◆ The problem
Identify each line holding the string "chart" and copy it.

◆ Data
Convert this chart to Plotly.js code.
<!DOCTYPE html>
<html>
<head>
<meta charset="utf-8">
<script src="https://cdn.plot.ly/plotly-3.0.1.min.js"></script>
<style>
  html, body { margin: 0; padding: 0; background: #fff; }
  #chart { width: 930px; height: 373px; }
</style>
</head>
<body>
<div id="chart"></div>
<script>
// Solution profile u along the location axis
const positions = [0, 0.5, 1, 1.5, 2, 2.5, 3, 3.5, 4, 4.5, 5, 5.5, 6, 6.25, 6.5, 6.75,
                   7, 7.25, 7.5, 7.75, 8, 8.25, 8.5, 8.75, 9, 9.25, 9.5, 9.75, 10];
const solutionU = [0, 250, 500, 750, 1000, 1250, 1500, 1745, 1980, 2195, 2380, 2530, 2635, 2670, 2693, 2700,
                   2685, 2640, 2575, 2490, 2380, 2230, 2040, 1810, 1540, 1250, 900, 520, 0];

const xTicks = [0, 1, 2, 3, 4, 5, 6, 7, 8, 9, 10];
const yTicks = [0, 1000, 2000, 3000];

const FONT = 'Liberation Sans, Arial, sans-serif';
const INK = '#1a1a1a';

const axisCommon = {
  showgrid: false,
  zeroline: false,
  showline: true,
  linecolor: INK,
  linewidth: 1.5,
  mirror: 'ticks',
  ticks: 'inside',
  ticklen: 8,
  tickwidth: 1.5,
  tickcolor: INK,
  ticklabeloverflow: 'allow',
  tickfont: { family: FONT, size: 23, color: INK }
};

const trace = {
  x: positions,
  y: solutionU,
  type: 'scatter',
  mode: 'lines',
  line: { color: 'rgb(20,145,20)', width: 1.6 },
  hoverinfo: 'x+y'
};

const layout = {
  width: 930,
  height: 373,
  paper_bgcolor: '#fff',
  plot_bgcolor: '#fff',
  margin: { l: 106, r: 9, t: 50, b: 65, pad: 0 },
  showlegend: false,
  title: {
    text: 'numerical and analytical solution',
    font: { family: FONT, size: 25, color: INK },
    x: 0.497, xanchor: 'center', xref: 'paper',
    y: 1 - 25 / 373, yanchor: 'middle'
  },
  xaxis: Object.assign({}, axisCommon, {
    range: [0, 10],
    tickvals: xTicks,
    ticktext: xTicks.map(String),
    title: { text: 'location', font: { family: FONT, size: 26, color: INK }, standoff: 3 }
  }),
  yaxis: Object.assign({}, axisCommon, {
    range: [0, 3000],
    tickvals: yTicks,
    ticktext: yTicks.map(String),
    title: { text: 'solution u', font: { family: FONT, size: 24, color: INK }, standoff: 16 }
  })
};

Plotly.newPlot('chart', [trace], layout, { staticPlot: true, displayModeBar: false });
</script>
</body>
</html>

◆ Solution to the problem
Convert this chart to Plotly.js code.
  #chart { width: 930px; height: 373px; }
<div id="chart"></div>
Plotly.newPlot('chart', [trace], layout, { staticPlot: true, displayModeBar: false });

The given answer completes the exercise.